## BEGIN Source material

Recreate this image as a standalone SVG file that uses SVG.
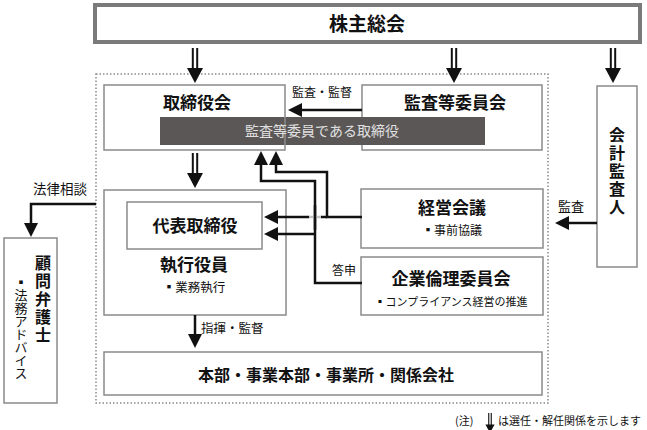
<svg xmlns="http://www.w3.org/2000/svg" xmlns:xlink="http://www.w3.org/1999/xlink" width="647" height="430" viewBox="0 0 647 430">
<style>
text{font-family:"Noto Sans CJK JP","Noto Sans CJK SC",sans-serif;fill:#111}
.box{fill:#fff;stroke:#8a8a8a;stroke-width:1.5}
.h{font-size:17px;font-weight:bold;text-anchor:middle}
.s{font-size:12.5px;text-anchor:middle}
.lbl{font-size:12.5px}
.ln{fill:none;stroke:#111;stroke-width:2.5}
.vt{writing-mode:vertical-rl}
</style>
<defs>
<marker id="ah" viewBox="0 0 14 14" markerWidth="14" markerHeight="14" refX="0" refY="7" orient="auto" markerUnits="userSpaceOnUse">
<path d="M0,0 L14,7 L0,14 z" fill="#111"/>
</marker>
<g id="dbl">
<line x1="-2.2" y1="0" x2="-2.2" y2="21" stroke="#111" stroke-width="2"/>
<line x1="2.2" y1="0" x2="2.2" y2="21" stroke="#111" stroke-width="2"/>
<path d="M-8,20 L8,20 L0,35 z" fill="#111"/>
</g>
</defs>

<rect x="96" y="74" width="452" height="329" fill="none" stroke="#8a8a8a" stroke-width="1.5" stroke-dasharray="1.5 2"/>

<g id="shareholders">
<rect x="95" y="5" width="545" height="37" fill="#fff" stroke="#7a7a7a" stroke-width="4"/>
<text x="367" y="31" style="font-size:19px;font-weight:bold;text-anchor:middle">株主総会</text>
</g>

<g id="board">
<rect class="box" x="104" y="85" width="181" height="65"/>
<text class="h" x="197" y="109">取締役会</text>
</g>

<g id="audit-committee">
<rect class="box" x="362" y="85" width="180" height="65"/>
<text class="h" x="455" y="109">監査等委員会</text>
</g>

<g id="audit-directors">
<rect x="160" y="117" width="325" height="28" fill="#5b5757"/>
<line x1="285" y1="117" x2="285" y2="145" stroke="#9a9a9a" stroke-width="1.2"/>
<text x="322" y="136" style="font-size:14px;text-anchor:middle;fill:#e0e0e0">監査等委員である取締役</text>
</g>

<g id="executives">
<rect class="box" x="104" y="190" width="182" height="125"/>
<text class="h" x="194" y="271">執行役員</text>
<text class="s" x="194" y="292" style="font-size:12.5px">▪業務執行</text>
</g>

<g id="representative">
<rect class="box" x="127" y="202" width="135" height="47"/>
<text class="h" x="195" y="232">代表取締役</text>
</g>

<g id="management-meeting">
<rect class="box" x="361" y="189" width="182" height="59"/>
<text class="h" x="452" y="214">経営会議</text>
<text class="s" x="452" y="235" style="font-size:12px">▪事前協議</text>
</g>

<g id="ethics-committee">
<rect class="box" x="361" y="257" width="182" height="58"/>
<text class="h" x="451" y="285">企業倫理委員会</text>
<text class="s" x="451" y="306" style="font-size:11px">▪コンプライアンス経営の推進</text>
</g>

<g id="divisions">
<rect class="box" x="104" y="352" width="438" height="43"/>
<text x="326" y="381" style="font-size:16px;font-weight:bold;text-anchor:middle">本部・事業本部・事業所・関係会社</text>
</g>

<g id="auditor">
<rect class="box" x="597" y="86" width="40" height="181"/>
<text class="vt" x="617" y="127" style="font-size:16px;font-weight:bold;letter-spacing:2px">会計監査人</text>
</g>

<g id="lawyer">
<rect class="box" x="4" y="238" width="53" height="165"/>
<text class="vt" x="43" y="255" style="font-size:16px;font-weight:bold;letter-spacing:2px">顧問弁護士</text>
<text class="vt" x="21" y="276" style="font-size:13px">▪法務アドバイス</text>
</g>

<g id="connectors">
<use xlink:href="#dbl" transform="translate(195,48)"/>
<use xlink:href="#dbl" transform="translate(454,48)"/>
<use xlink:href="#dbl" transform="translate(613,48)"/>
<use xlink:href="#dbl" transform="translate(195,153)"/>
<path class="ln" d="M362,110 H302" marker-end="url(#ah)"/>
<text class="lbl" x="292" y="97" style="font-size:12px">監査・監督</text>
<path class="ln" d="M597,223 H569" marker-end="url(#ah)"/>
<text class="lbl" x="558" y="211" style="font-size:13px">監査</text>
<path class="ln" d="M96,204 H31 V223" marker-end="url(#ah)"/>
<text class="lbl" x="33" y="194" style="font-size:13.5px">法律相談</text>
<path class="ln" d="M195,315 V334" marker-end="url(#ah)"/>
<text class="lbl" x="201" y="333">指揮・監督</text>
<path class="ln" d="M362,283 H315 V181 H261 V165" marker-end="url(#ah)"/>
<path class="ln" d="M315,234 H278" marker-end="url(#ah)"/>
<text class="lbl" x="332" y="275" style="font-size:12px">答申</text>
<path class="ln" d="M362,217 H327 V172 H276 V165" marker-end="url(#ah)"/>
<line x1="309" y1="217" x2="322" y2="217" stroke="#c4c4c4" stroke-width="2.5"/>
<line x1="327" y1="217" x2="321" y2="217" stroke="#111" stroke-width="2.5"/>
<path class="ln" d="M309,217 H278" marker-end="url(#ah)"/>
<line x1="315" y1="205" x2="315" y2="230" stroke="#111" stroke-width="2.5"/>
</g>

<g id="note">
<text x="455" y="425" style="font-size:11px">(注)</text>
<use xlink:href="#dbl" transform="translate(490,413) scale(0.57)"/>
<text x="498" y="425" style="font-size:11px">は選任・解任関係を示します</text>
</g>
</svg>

## END Source material

## Short task
Without the pictures, retype the whole of the material above exactly.

## Answer to the exercise
Recreate this image as a standalone SVG file that uses SVG.
<svg xmlns="http://www.w3.org/2000/svg" xmlns:xlink="http://www.w3.org/1999/xlink" width="647" height="430" viewBox="0 0 647 430">
<style>
text{font-family:"Noto Sans CJK JP","Noto Sans CJK SC",sans-serif;fill:#111}
.box{fill:#fff;stroke:#8a8a8a;stroke-width:1.5}
.h{font-size:17px;font-weight:bold;text-anchor:middle}
.s{font-size:12.5px;text-anchor:middle}
.lbl{font-size:12.5px}
.ln{fill:none;stroke:#111;stroke-width:2.5}
.vt{writing-mode:vertical-rl}
</style>
<defs>
<marker id="ah" viewBox="0 0 14 14" markerWidth="14" markerHeight="14" refX="0" refY="7" orient="auto" markerUnits="userSpaceOnUse">
<path d="M0,0 L14,7 L0,14 z" fill="#111"/>
</marker>
<g id="dbl">
<line x1="-2.2" y1="0" x2="-2.2" y2="21" stroke="#111" stroke-width="2"/>
<line x1="2.2" y1="0" x2="2.2" y2="21" stroke="#111" stroke-width="2"/>
<path d="M-8,20 L8,20 L0,35 z" fill="#111"/>
</g>
</defs>

<rect x="96" y="74" width="452" height="329" fill="none" stroke="#8a8a8a" stroke-width="1.5" stroke-dasharray="1.5 2"/>

<g id="shareholders">
<rect x="95" y="5" width="545" height="37" fill="#fff" stroke="#7a7a7a" stroke-width="4"/>
<text x="367" y="31" style="font-size:19px;font-weight:bold;text-anchor:middle">株主総会</text>
</g>

<g id="board">
<rect class="box" x="104" y="85" width="181" height="65"/>
<text class="h" x="197" y="109">取締役会</text>
</g>

<g id="audit-committee">
<rect class="box" x="362" y="85" width="180" height="65"/>
<text class="h" x="455" y="109">監査等委員会</text>
</g>

<g id="audit-directors">
<rect x="160" y="117" width="325" height="28" fill="#5b5757"/>
<line x1="285" y1="117" x2="285" y2="145" stroke="#9a9a9a" stroke-width="1.2"/>
<text x="322" y="136" style="font-size:14px;text-anchor:middle;fill:#e0e0e0">監査等委員である取締役</text>
</g>

<g id="executives">
<rect class="box" x="104" y="190" width="182" height="125"/>
<text class="h" x="194" y="271">執行役員</text>
<text class="s" x="194" y="292" style="font-size:12.5px">▪業務執行</text>
</g>

<g id="representative">
<rect class="box" x="127" y="202" width="135" height="47"/>
<text class="h" x="195" y="232">代表取締役</text>
</g>

<g id="management-meeting">
<rect class="box" x="361" y="189" width="182" height="59"/>
<text class="h" x="452" y="214">経営会議</text>
<text class="s" x="452" y="235" style="font-size:12px">▪事前協議</text>
</g>

<g id="ethics-committee">
<rect class="box" x="361" y="257" width="182" height="58"/>
<text class="h" x="451" y="285">企業倫理委員会</text>
<text class="s" x="451" y="306" style="font-size:11px">▪コンプライアンス経営の推進</text>
</g>

<g id="divisions">
<rect class="box" x="104" y="352" width="438" height="43"/>
<text x="326" y="381" style="font-size:16px;font-weight:bold;text-anchor:middle">本部・事業本部・事業所・関係会社</text>
</g>

<g id="auditor">
<rect class="box" x="597" y="86" width="40" height="181"/>
<text class="vt" x="617" y="127" style="font-size:16px;font-weight:bold;letter-spacing:2px">会計監査人</text>
</g>

<g id="lawyer">
<rect class="box" x="4" y="238" width="53" height="165"/>
<text class="vt" x="43" y="255" style="font-size:16px;font-weight:bold;letter-spacing:2px">顧問弁護士</text>
<text class="vt" x="21" y="276" style="font-size:13px">▪法務アドバイス</text>
</g>

<g id="connectors">
<use xlink:href="#dbl" transform="translate(195,48)"/>
<use xlink:href="#dbl" transform="translate(454,48)"/>
<use xlink:href="#dbl" transform="translate(613,48)"/>
<use xlink:href="#dbl" transform="translate(195,153)"/>
<path class="ln" d="M362,110 H302" marker-end="url(#ah)"/>
<text class="lbl" x="292" y="97" style="font-size:12px">監査・監督</text>
<path class="ln" d="M597,223 H569" marker-end="url(#ah)"/>
<text class="lbl" x="558" y="211" style="font-size:13px">監査</text>
<path class="ln" d="M96,204 H31 V223" marker-end="url(#ah)"/>
<text class="lbl" x="33" y="194" style="font-size:13.5px">法律相談</text>
<path class="ln" d="M195,315 V334" marker-end="url(#ah)"/>
<text class="lbl" x="201" y="333">指揮・監督</text>
<path class="ln" d="M362,283 H315 V181 H261 V165" marker-end="url(#ah)"/>
<path class="ln" d="M315,234 H278" marker-end="url(#ah)"/>
<text class="lbl" x="332" y="275" style="font-size:12px">答申</text>
<path class="ln" d="M362,217 H327 V172 H276 V165" marker-end="url(#ah)"/>
<line x1="309" y1="217" x2="322" y2="217" stroke="#c4c4c4" stroke-width="2.5"/>
<line x1="327" y1="217" x2="321" y2="217" stroke="#111" stroke-width="2.5"/>
<path class="ln" d="M309,217 H278" marker-end="url(#ah)"/>
<line x1="315" y1="205" x2="315" y2="230" stroke="#111" stroke-width="2.5"/>
</g>

<g id="note">
<text x="455" y="425" style="font-size:11px">(注)</text>
<use xlink:href="#dbl" transform="translate(490,413) scale(0.57)"/>
<text x="498" y="425" style="font-size:11px">は選任・解任関係を示します</text>
</g>
</svg>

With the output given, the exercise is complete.